As novelist Prose notes in her perceptive introduction, Woolf demonstrates a huge affection for her hometown—like her heroine Clarissa Dalloway, whose stream-of-consciousness litany at the opening of Mrs. Dalloway
famously listed London as one of her true loves–in six essays originally commissioned for the British edition of Good Housekeeping
magazine in 1931–1932. Woolf takes us to historian Carlyle's Chelsea home, without running water and full of coal smoke, where "two of the most nervous and exacting people of their time" fought "for cleanliness and warmth." Keats's orderly and self-controlled Hampstead abode, says Woolf, belies the poet's youthful, anguished death. The romance of watching ships coming home to harbor contrasts sharply with the decrepitude of the warehouses that line the banks of the Thames, and the cheapness and glitter of Oxford Street attract bargain hunters galore.
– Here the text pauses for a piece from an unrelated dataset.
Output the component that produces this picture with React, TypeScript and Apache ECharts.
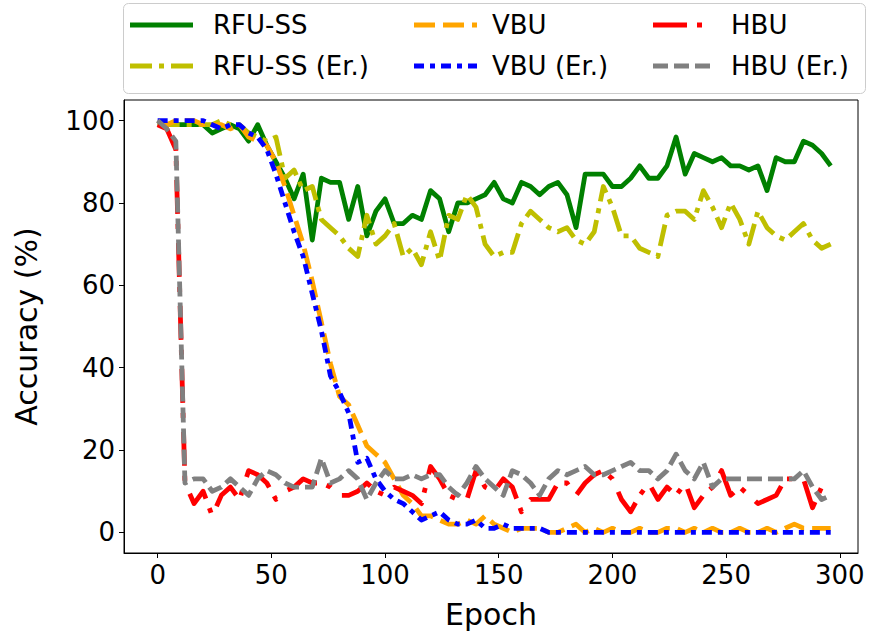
import React, { useEffect, useRef } from "react";
import * as echarts from "echarts";

const epochs = Array.from({ length: 75 }, (_, i) => i * 4);

const rfuSS = [
  99, 99, 99, 99, 99, 99, 97, 98, 99, 98,
  95, 99, 94, 90, 86, 81, 87, 71, 86, 85,
  85, 76, 84, 72, 78, 81, 75, 75, 77, 76,
  83, 81, 73, 80, 80, 81, 82, 85, 81, 80,
  85, 84, 82, 84, 85, 82, 74, 87, 87, 87,
  84, 84, 86, 89, 86, 86, 89, 96, 87, 92,
  91, 90, 91, 89, 89, 88, 89, 83, 91, 90,
  90, 95, 94, 92, 89,
];

const rfuSSEr = [
  99, 99, 99, 99, 99, 99, 99, 100, 99, 99,
  97, 96, 95, 96, 86, 88, 83, 84, 76, 74,
  72, 69, 67, 77, 70, 72, 75, 67, 69, 65,
  73, 66, 77, 76, 82, 79, 70, 67, 68, 68,
  75, 78, 76, 74, 73, 74, 71, 70, 73, 84,
  79, 72, 72, 69, 68, 67, 77, 78, 78, 76,
  83, 79, 74, 80, 76, 70, 78, 74, 72, 71,
  73, 75, 71, 69, 70,
];

const vbu = [
  100, 99, 100, 100, 100, 99, 99, 99, 98, 99,
  96, 95, 94, 90, 84, 77, 70, 61, 51, 41,
  33, 31, 26, 21, 19, 17, 13, 9, 7, 4,
  4, 3, 2, 2, 3, 2, 4, 2, 1, 0,
  1, 1, 1, 0, 0, 1, 2, 0, 1, 0,
  1, 0, 0, 1, 0, 0, 1, 1, 0, 1,
  0, 1, 0, 0, 1, 0, 0, 1, 0, 1,
  2, 1, 1, 1, 1,
];

const vbuEr = [
  100, 100, 100, 100, 100, 100, 99, 98, 99, 99,
  97, 96, 93, 87, 80, 73, 67, 58, 49, 38,
  34, 29, 17, 18, 13, 10, 8, 7, 5, 3,
  4, 5, 3, 2, 2, 3, 1, 1, 2, 1,
  1, 1, 1, 0, 0, 0, 0, 0, 0, 0,
  0, 0, 0, 0, 0, 0, 0, 0, 0, 0,
  0, 0, 0, 0, 0, 0, 0, 0, 0, 0,
  0, 0, 0, 0, 0,
];

const hbu = [
  99, 98, 93, 12, 7, 10, 4, 9, 11, 8,
  15, 14, 12, 8, 10, 11, 13, 12, 12, 11,
  9, 9, 10, 12, 10, 9, 11, 10, 9, 7,
  16, 13, 9, 8, 8, 15, 11, 10, 13, 11,
  5, 8, 8, 8, 12, 12, 9, 12, 14, 15,
  13, 8, 5, 9, 12, 8, 11, 9, 12, 6,
  9, 11, 15, 9, 11, 9, 7, 8, 9, 13,
  13, 13, 6, 11, 11,
];

const hbuEr = [
  100, 98, 95, 12, 13, 13, 10, 11, 13, 11,
  9, 13, 15, 14, 12, 11, 11, 11, 18, 12,
  13, 15, 13, 8, 12, 15, 13, 13, 14, 13,
  14, 14, 11, 9, 12, 16, 13, 11, 9, 15,
  14, 12, 9, 13, 15, 14, 15, 16, 14, 14,
  15, 16, 17, 15, 15, 13, 15, 19, 15, 13,
  17, 11, 13, 13, 13, 13, 13, 13, 13, 13,
  13, 15, 11, 8, 9,
];

const xTicks = [0, 50, 100, 150, 200, 250, 300];
const yTicks = [0, 20, 40, 60, 80, 100];

const seriesNames = ["RFU-SS", "RFU-SS (Er.)", "VBU", "VBU (Er.)", "HBU", "HBU (Er.)"];
const seriesValues = [rfuSS, rfuSSEr, vbu, vbuEr, hbu, hbuEr];
const seriesColors = ["#008000", "#bfbf00", "#ffa500", "#0000ff", "#ff0000", "#808080"];
const seriesDash: (string | number[])[] = [
  "solid",
  [22, 7, 5, 7],
  [21, 8],
  [10, 6, 5, 6],
  [34, 10, 5, 14],
  [15, 6],
];

const FONT = "DejaVu Sans";
const LW = 4.8;

export default function App() {
  const ref = useRef<HTMLDivElement>(null);

  useEffect(() => {
    if (!ref.current) return;
    const chart = echarts.init(ref.current, null, { renderer: "svg" });

    const series = seriesNames.map((name, k) => ({
      name,
      type: "line",
      data: epochs.map((e, i) => [e, seriesValues[k][i]]),
      symbol: "none",
      showSymbol: false,
      z: 2 + k,
      lineStyle: {
        color: seriesColors[k],
        width: LW,
        type: seriesDash[k],
        cap: "butt",
        join: "round",
      },
      itemStyle: { color: seriesColors[k] },
    }));

    // Legend (column-major, 3 columns x 2 rows) drawn as graphics
    const colSample = [130, 414, 653];
    const colText = [213, 492, 731];
    const rowY = [25, 66];
    const legendEls: any[] = [
      {
        type: "rect",
        shape: { x: 123.5, y: 3.5, width: 742, height: 90, r: 5 },
        style: { fill: "#ffffff", stroke: "#cccccc", lineWidth: 1 },
        z: 100,
      },
    ];
    seriesNames.forEach((name, k) => {
      const col = Math.floor(k / 2);
      const row = k % 2;
      const dash = seriesDash[k];
      legendEls.push({
        type: "line",
        shape: { x1: colSample[col], y1: rowY[row], x2: colSample[col] + 63, y2: rowY[row] },
        style: {
          stroke: seriesColors[k],
          lineWidth: LW,
          lineDash: Array.isArray(dash) ? dash : null,
        },
        z: 101,
      });
      legendEls.push({
        type: "text",
        x: colText[col],
        y: rowY[row],
        style: {
          text: name,
          fill: "#000000",
          font: `26px ${FONT}`,
          verticalAlign: "middle",
          textAlign: "left",
        },
        z: 101,
      });
    });

    chart.setOption({
      animation: false,
      backgroundColor: "#ffffff",
      textStyle: { fontFamily: FONT },
      grid: {
        left: 124,
        right: 15,
        top: 100,
        bottom: 84,
        show: true,
        borderColor: "#000000",
        borderWidth: 1,
        backgroundColor: "transparent",
      },
      xAxis: {
        type: "value",
        min: -14.8,
        max: 308,
        name: "Epoch",
        nameLocation: "middle",
        nameGap: 46,
        nameTextStyle: { fontSize: 30, color: "#000", fontFamily: FONT },
        axisLine: { show: true, onZero: false, lineStyle: { color: "#000", width: 1 } },
        axisTick: { show: true, inside: false, length: 5, customValues: xTicks, lineStyle: { color: "#000" } },
        axisLabel: { customValues: xTicks, fontSize: 26, color: "#000", margin: 9, fontFamily: FONT },
        splitLine: { show: false },
      },
      yAxis: {
        type: "value",
        min: -5,
        max: 105,
        name: "Accuracy (%)",
        nameLocation: "middle",
        nameGap: 83,
        nameTextStyle: { fontSize: 30, color: "#000", fontFamily: FONT },
        axisLine: { show: true, onZero: false, lineStyle: { color: "#000", width: 1 } },
        axisTick: { show: true, inside: false, length: 5, customValues: yTicks, lineStyle: { color: "#000" } },
        axisLabel: { customValues: yTicks, fontSize: 26, color: "#000", margin: 9, fontFamily: FONT },
        splitLine: { show: false },
      },
      series,
      graphic: legendEls,
    });

    return () => chart.dispose();
  }, []);

  return (
    <div
      ref={ref}
      style={{ position: "absolute", left: 0, top: 0, width: 873, height: 637, background: "#ffffff" }}
    />
  );
}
The voices of the dead poets buried in Westminster Abbey continue to question the meaning of existence, and a salon percolates with the conversations of living artists, writers, actors and politicians. Prose points out that while this mini-guidebook may not list the hottest restaurants, and London's skyline has changed dramatically since the city's bombing in WWII, Woolf is still a charming, relevant companion to the delights of a great metropolis. 6 b&w illus. (July 10)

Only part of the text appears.